- Flatiron Building
- Formerly listed on the U.S. National Register of Historic Places
- Location: 323 Kittson Ave., Grand Forks, North Dakota
- Coordinates: 47°55′25.3″N 97°1′47.2″W﻿ / ﻿47.923694°N 97.029778°W
- Area: less than 1 acre (0.40 ha)
- Built: 1906
- Architectural style: Early Commercial; Vernacular-Gothic Details; and Other
- MPS: Downtown Grand Forks MRA
- NRHP reference No.: 82001324
- Removed from NRHP: September 23, 2004

= Flatiron Building (Grand Forks, North Dakota) =

The Flatiron Building was an historic building in Grand Forks, North Dakota, that was built in 1906 and was destroyed by the 1997 Red River flood. It was listed on the National Register of Historic Places but was removed from the Register in 2004 because it had been destroyed.

Built adjacent to the Great Northern railroad, the building was first used as office space for the Grand Forks Ice Company. The company had been established in 1877 by John Lynch to supply ice to local customers, but by the turn of the 20th century it had grown to become a supplier of ice and coal for a larger region. As such, it was dependent on access to rail transport.

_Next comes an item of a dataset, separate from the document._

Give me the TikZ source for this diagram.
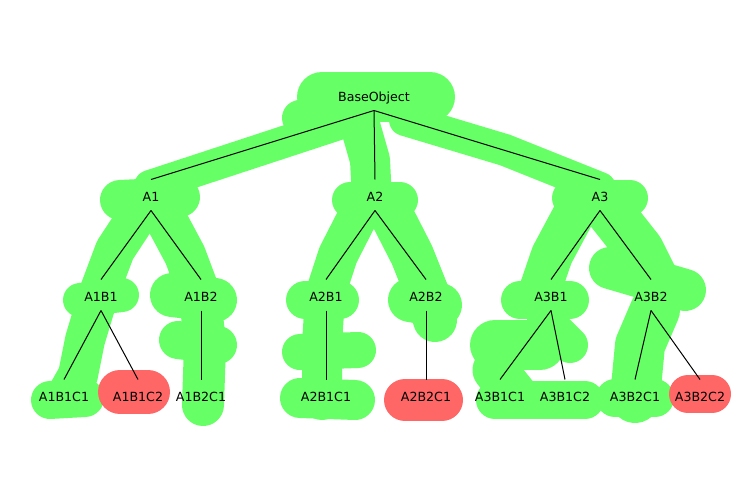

By 1981, the Flatiron Building was still owned by the Lynch family. Its architecture is characterized as Early Commercial and "Vernacular-Gothic Details."

Two other wholesale buildings in Grand Forks that were listed on the National Register, within the N. Third Street wholesale district, are the Grand Forks Mercantile Co. building, built in 1893, and the Iddings Block, built in 1892.